Il le fera tantôt avec la droite qui revient au pouvoir en 1986 et ensuite en 1988 avec Rocard qui nous invente la CSG et il continuera dans ce sens libéral jusqu'à son départ en 1995 avec un coup de poignard dans le dos de la classe ouvrière: Maastricht, qui redéfinit les règles établies à Rome en 1956 pour adopter celle d'une Europe prenant le cap de l'Europe libérale.
Le même scénario redevient comme une sorte de fantôme en 1998 avec Jospin et une gauche plurielle qui ira jusqu'à dire : «L'Etat ne peut pas tout» lors de licenciements boursiers de Lû.
Morale de ces histoires: vont-ils encore une fois blouser le peuple ?

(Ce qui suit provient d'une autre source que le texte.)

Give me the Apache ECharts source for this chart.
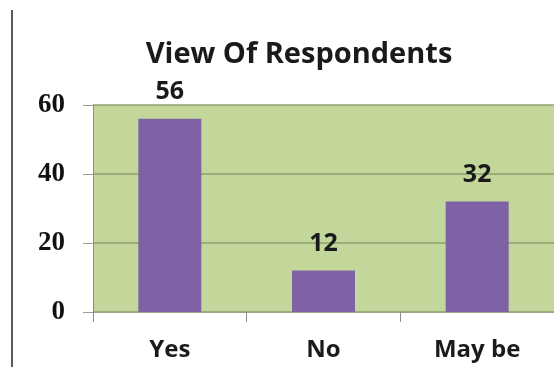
<!DOCTYPE html>
<html>
<head>
<meta charset="utf-8">
<script src="https://cdn.jsdelivr.net/npm/echarts@6/dist/echarts.min.js"></script>
<style>
  html, body { margin: 0; padding: 0; background: #ffffff; }
  #chart { width: 554px; height: 367px; }
</style>
</head>
<body>
<div id="chart"></div>
<script>
// Survey answers and their counts
const categories = ['Yes', 'No', 'May be'];
const respondents = [56, 12, 32];
const yTicks = { min: 0, max: 60, interval: 20 };

const chart = echarts.init(document.getElementById('chart'), null, { renderer: 'canvas' });

chart.setOption({
  backgroundColor: '#ffffff',
  animation: false,
  title: {
    text: 'View Of Respondents',
    left: 294,
    top: 35,
    textAlign: 'center',
    textStyle: {
      fontFamily: 'Open Sans',
      fontWeight: 'bold',
      fontSize: 29,
      color: '#1a1a1a'
    }
  },
  graphic: [
    {
      type: 'line',
      shape: { x1: 12, y1: 10, x2: 12, y2: 367 },
      style: { stroke: '#5a5a5a', lineWidth: 2 }
    }
  ],
  grid: {
    left: 93,
    right: -4,
    top: 105,
    bottom: 55,
    show: true,
    backgroundColor: '#c4d79b',
    borderWidth: 0
  },
  xAxis: {
    type: 'category',
    data: categories,
    axisLine: { show: true, lineStyle: { color: '#9aa58a', width: 1 } },
    axisTick: { show: true, length: 10, lineStyle: { color: '#8a8f84' } },
    axisLabel: {
      margin: 26,
      fontFamily: 'Open Sans',
      fontWeight: 'bold',
      fontSize: 24,
      color: '#1a1a1a'
    }
  },
  yAxis: {
    type: 'value',
    min: yTicks.min,
    max: yTicks.max,
    interval: yTicks.interval,
    axisLine: { show: true, lineStyle: { color: '#8a9478', width: 1 } },
    axisTick: { show: true, length: 10, lineStyle: { color: '#9a9f94' } },
    splitLine: { show: true, lineStyle: { color: '#8f9f72', width: 1.5 } },
    axisLabel: {
      margin: 28,
      fontFamily: 'Liberation Serif',
      fontWeight: 'bold',
      fontSize: 27,
      color: '#111111'
    }
  },
  series: [
    {
      type: 'bar',
      data: respondents,
      barWidth: 63,
      itemStyle: { color: '#7f62a6' },
      label: {
        show: true,
        position: 'top',
        distance: 14,
        fontFamily: 'Open Sans',
        fontWeight: 'bold',
        fontSize: 25,
        color: '#1a1a1a'
      }
    }
  ]
});
</script>
</body>
</html>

Déjà se profile à l'horizon de 2012 les mêmes traine-savates du double jeu que leur a inculqué le maître-nageur Mitterrand; d'ailleurs ils ne se cachent pas pour dire qu'il fut leur mentor à tous: de Strauss-Kahn, Chevènement, Royal, Aubry et même notre cher Mélenchon, candidature propulsée par Marie George Buffet et Pierre Laurent.

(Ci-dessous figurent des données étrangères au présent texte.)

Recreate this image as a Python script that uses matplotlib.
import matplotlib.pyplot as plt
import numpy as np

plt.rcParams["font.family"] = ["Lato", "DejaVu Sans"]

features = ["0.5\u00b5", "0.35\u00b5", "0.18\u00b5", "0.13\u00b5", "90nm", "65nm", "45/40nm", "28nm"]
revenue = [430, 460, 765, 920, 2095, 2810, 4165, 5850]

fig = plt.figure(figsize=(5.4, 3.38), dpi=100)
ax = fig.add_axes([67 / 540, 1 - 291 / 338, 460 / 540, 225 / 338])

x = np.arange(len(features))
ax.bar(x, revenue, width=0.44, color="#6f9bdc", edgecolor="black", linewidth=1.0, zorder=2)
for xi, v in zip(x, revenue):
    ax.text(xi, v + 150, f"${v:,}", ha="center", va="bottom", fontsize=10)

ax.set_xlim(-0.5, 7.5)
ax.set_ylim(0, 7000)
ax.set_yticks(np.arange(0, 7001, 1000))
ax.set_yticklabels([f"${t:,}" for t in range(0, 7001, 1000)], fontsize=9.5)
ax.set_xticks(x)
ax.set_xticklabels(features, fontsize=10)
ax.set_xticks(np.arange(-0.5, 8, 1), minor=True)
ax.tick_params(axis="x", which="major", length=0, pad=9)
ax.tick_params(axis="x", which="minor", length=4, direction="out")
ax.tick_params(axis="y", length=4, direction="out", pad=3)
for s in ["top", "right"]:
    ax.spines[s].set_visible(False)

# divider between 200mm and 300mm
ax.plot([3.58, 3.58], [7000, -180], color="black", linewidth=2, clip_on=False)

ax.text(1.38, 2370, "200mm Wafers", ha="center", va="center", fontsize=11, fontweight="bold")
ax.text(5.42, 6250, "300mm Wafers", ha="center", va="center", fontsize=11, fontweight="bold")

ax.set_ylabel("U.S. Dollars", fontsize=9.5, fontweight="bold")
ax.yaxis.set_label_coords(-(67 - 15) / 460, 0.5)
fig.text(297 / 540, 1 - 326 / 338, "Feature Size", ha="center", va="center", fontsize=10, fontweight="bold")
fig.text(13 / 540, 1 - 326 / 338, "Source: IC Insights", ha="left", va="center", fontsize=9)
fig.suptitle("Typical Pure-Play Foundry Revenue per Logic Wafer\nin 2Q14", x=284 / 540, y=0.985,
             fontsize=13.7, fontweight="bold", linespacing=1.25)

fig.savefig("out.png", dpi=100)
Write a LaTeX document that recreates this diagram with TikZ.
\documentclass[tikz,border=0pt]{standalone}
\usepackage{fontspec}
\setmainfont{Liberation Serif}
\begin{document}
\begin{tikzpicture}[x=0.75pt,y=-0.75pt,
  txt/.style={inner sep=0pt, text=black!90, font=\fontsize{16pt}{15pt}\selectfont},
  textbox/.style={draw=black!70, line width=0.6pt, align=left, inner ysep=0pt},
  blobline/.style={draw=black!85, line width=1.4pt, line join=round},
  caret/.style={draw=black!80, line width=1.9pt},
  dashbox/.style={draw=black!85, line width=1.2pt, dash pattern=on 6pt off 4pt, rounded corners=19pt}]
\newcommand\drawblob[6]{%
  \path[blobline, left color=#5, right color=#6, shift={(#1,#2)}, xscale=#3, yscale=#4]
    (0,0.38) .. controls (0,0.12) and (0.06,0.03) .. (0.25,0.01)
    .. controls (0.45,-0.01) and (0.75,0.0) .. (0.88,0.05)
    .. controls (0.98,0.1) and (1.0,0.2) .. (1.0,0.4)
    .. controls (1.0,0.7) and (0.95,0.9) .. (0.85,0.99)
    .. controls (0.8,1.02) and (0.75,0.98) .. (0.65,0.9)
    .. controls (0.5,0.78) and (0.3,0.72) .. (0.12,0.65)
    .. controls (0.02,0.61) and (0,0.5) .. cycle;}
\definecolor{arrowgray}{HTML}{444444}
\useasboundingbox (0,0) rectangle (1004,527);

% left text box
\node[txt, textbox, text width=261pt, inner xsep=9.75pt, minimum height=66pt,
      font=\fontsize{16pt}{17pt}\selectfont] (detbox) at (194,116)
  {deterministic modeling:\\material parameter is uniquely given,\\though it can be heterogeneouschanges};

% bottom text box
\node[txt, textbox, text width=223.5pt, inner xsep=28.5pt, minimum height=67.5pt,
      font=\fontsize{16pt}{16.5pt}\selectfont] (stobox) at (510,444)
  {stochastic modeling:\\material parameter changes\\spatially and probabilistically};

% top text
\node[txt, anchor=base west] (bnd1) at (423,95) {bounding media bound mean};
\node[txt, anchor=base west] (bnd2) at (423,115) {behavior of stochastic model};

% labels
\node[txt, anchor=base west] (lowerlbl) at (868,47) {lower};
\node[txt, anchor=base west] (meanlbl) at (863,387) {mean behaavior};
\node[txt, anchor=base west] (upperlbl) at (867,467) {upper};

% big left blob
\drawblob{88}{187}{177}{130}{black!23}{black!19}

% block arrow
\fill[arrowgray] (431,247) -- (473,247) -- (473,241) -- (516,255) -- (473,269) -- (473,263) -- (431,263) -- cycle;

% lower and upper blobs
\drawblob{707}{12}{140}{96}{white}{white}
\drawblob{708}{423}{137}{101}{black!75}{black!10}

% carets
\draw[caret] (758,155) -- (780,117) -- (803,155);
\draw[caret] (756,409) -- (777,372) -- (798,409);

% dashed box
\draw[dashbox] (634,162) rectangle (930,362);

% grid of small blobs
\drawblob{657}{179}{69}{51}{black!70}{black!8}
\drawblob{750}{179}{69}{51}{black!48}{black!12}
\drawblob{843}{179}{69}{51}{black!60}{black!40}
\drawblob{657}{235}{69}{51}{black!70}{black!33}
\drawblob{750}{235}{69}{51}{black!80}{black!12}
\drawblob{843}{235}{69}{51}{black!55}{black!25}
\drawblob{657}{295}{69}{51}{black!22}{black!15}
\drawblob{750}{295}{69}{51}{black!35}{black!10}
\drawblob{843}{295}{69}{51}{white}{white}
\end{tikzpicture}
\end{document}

Mais avec un aspect essentiel, le contexte aujourd'hui n'est plus le même, le parti socialiste sait que si la mer reste calme jusqu'en 2012, si la tempête ne se déchaine pas avant, le navire libéral mis en place dans les années Mitterrand, occupé tour à tour par des équipes cohabitantes de droite ou de gauche, pourra avec un pilote social-libéral éviter les remous populaires, les récifs communistes et quelques petites embarcations faisant du cabotage le long des côtes présidentielles.
Alors il ne tient qu'à nous, les travailleurs, pour d'une part ne pas se faire à nouveau "avoir" et surtout de faire comme le chien dans un jeu de quille: construire un vaste mouvement de lutte pour jeter bas les politiques libérales en cours et celles auxquelles nous destinent les chantres socialistes qui paradent du matin jusqu'au soir dans les étranges lucarnes télévisuelles.
C'est tout le bien que l'on peut se souhaiter en ce mois de mai où éclos toujours les révoltes.
Des peuples actuellement agissent: faisons en autant.